LCD monitor questions

Lennart Sorensen lsorense-1wCw9BSqJbv44Nm34jS7GywD8/FfD2ys at public.gmane.org
Mon Aug 9 22:05:24 UTC 2004


On Mon, Aug 09, 2004 at 02:56:04PM -0400, Taavi Burns wrote:
> On CRTs, yes.  I think that they did 1280x1024 because on some
> monitors it
> just doesn't "look right".  Might have to do with standard monitor sizes
> and the dot pitch (so phosphors were not lined up nicely, causing
> moire patterns
> or some silly thing like that)

Well the Mac always used 1152x864 and 1280x960 to keep things
consistent.  Someone in the PC world must have thought 1280x1024 was a
nice size (it does give a nice power of 2 height, which probably uses
the memory a bit more efficiently, although 1152x864 was a better use
when packed into 1M ram for 8bit or 2M ram for 16bit colour).  I guess
in 4M 1280x1024 nicely worked out with 4k per row.  A bit of gain in
screen space at the expense of messing up the aspect ratio I suppose.
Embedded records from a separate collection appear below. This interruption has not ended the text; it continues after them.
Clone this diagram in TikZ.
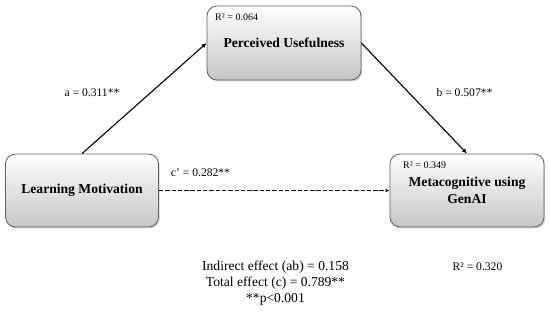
\documentclass[tikz,border=0pt]{standalone}
\usepackage{fontspec}
\setmainfont{Liberation Serif}
\usetikzlibrary{shadows,arrows.meta}
\begin{document}
\begin{tikzpicture}[x=1pt,y=-1pt,
  box/.style={draw=gray!75!black, line width=0.8pt, rounded corners=10pt,
    top color=white, bottom color=gray!45,
    drop shadow={shadow xshift=1.2pt, shadow yshift=-1.5pt, opacity=0.35},
    align=center, font=\fontsize{13.6}{17}\selectfont\bfseries, inner sep=0pt},
  lbl/.style={font=\fontsize{11.6}{13}\selectfont, inner sep=0pt},
  rsq/.style={font=\fontsize{10}{12}\selectfont, inner sep=0pt, anchor=west},
  link/.style={line width=1.1pt, -{Latex[length=5pt,width=4.5pt]}},
]
\useasboundingbox (0,0) rectangle (550,313);
\node[box, minimum width=154pt, minimum height=74pt] (pu) at (284,43) {Perceived Usefulness};
\node[box, minimum width=153pt, minimum height=73pt] (lm) at (82,190.5) {Learning Motivation};
\node[box, minimum width=154pt, minimum height=73pt] (mc) at (467,190.5) {Metacognitive using\\GenAI};
\node[rsq] (r1) at (215,17) {R² = 0.064};
\node[rsq] (r2) at (403,165) {R² = 0.349};
\draw[link] (lm.north) -- (pu.west);
\draw[link] (pu.east) -- (mc.north);
\draw[link, line width=1.8pt, dash pattern=on 4.4pt off 1.9pt, -{Latex[length=4pt,width=3.5pt]}] (lm.east) -- (mc.west);
\node[lbl] (la) at (92,93) {a = 0.311**};
\node[lbl] (lb) at (464.5,93) {b = 0.507**};
\node[lbl] (lc) at (200.5,173) {c’ = 0.282**};
\node[lbl] (r3) at (477.5,267) {R² = 0.320};
\node[align=center, inner sep=0pt, font=\fontsize{13.6}{15.8}\selectfont] (eff) at (275.5,283) {Indirect effect (ab) = 0.158\\Total effect (c) = 0.789**\\**p<0.001};
\end{tikzpicture}
\end{document}
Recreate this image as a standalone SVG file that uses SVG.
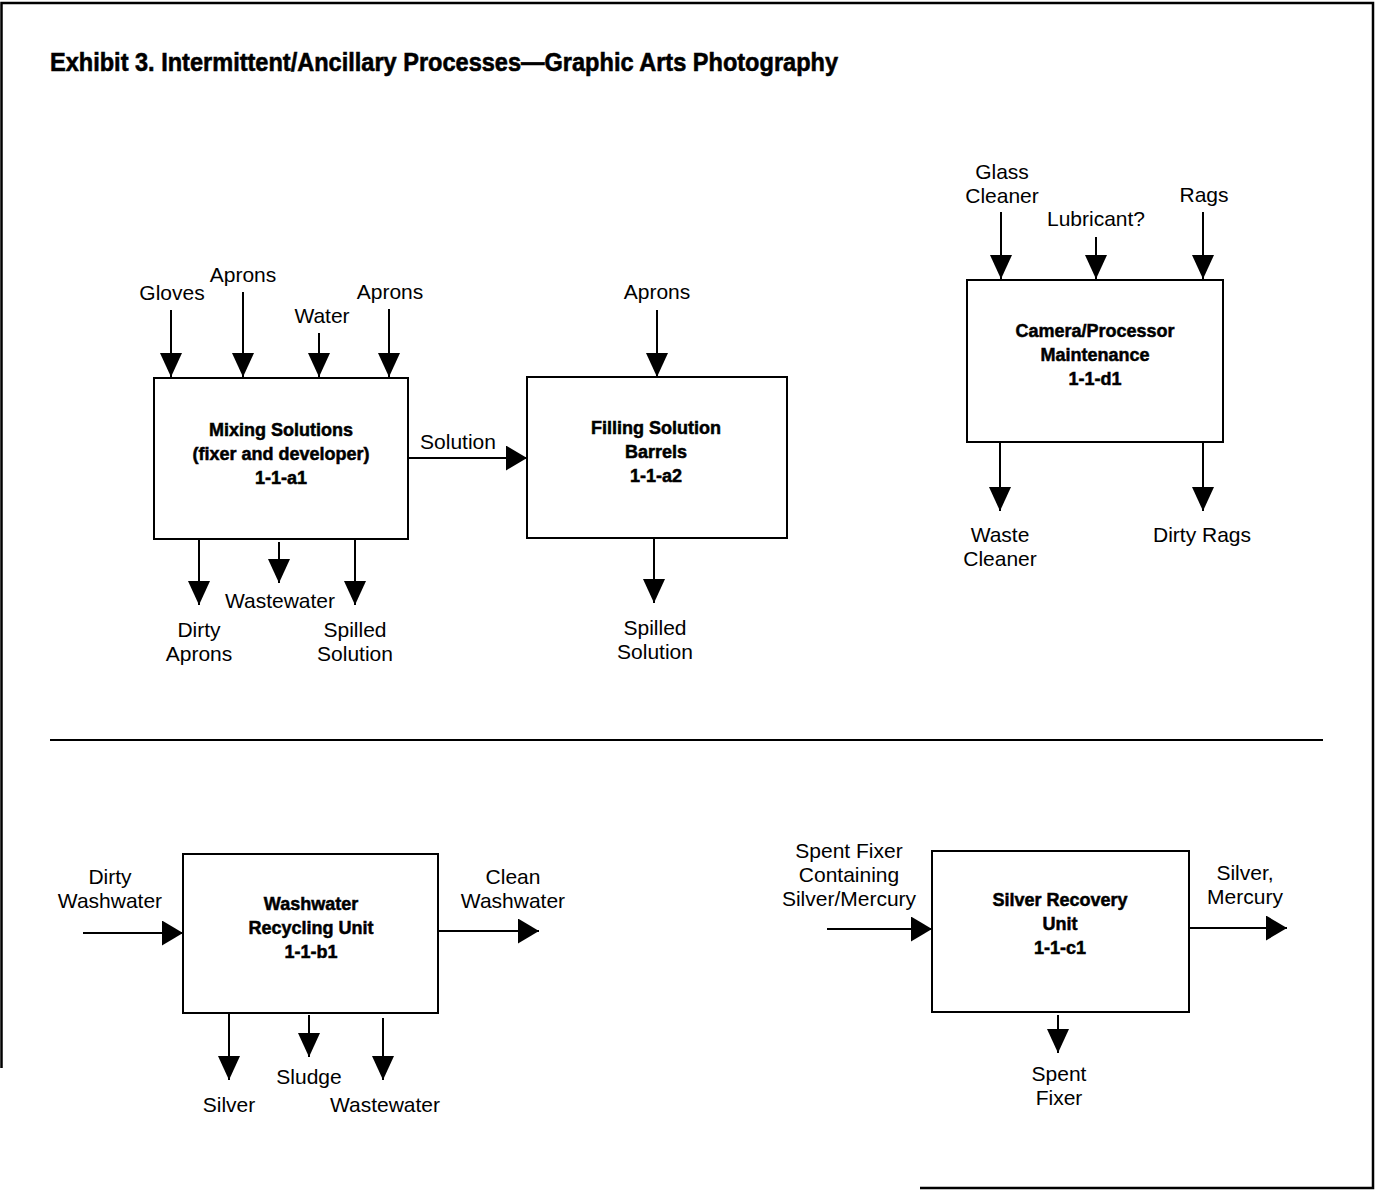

> But if it's displaying perfectly square pixels, do you really care
> what the shape
>  of the screen is enough to not want to use some pixels?  Stick your
> XMMS playlist
> in the extra space if you don't want to use it for webbrowsing, or
> something. ;)

Well there have been applications (NT4's OpenGL implementation for
example) where the aspect ratio had to be 4:3 or it didn't work right.
Bad coding certainly, but it has happened.  I want a 1600x1200 screen if
I could just afford one. :)  Or 2048x1536 could be nice.